La parola che lei del resto ripete sempre è: integrazione. Fu Souad Sbai a lanciare per prima la proposta di legare il permesso di soggiorno al comportamento dell’immigrato in terra straniera con il «permesso di soggiorno a punti», molti mesi prima che ne parlasse la Lega. E questo è davvero il suo pensiero: reciprocità significa che l’immigrato in Italia deve meritarsi il permesso, la stima e di conseguenza anche la cittadinanza. È un dovere-diritto.
I punti contestati nella proposta di legge insomma sono tanti. La tanto sbandierata trasversalità sulla cittadinanza accelerata sembra non sia stata propriamente frutto di un dibattito: «Stavamo dialogando, portando ognuno le proprie proposte - si sfoga alla fine la parlamentare marocchina - ma poi loro (Granata e Sarubbi, ndr) all’improvviso sono usciti da soli con questa proposta di legge, senza consultarci più». Era stata creata una commissione ristretta, composta da otto deputati, che si sarebbe dovuta occupare della proposta di legge. Invece questo non è successo: «Ci siamo rimasti male.
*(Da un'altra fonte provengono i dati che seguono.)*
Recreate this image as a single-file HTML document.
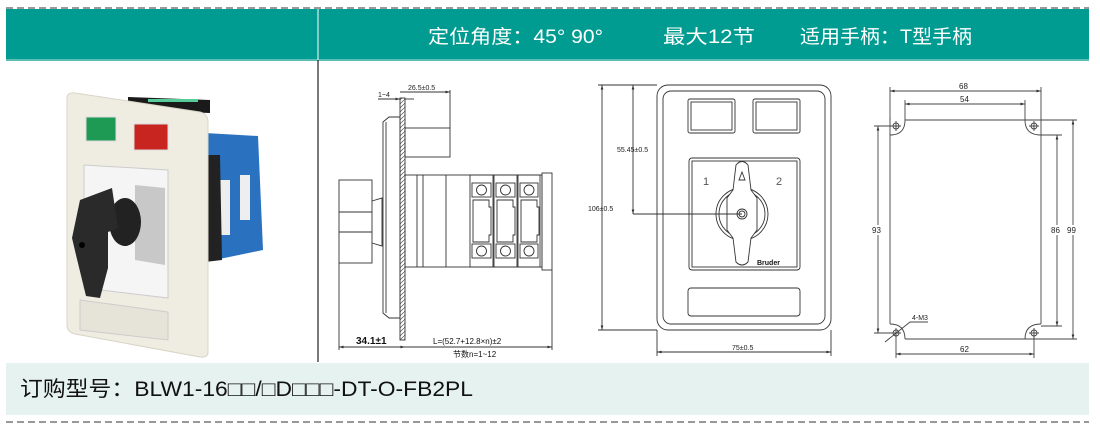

Io, la Bernini (Anna Maria, quota An) e Isabella Bertolini, come donne ci siamo sentite offese».
Niente contro Fini, chiarisce lei: «I suoi pensieri sono nobili. Ma di immigrazione dobbiamo discutere insieme. A Granata che mi dice di avere l’ossessione per le donne rispondo che per me ossessione significa fare le cose per bene e non di fretta». Si era parlato addirittura di intitolare la proposta di legge a Hina Saalem, la ragazza pakistana uccisa tre anni fa dai parenti a Brescia. Poi tutto è sfumato.
Sarubbi e Granata si augurano di ottenere «tra le 50 e le 150 firme». Ma viene da pensare: se nemmeno la marocchina di An lo condivide e le donne non hanno apprezzato il metodo di lavoro, come potrà questo testo convincere gli scettici del Pdl? Ieri ha mostrato la sua freddezza il ministro degli Esteri Franco Frattini: «Ci sono persone che vivono in Italia da 15 anni, tramando contro l’Italia come cellule terroristiche. Ogni automatismo per la cittadinanza è pericoloso».
Giovedì in commissione Affari costituzionali prende il via il dibattito su una proposta di legge proprio di Souad Sbai: «Divieto di indossare il burqa»: «E allora lì ci si dovrà esporre - dice lei - si deve dire sì o no».

Nel suo pensiero, è questa la prima battaglia per l’integrazione e per le donne.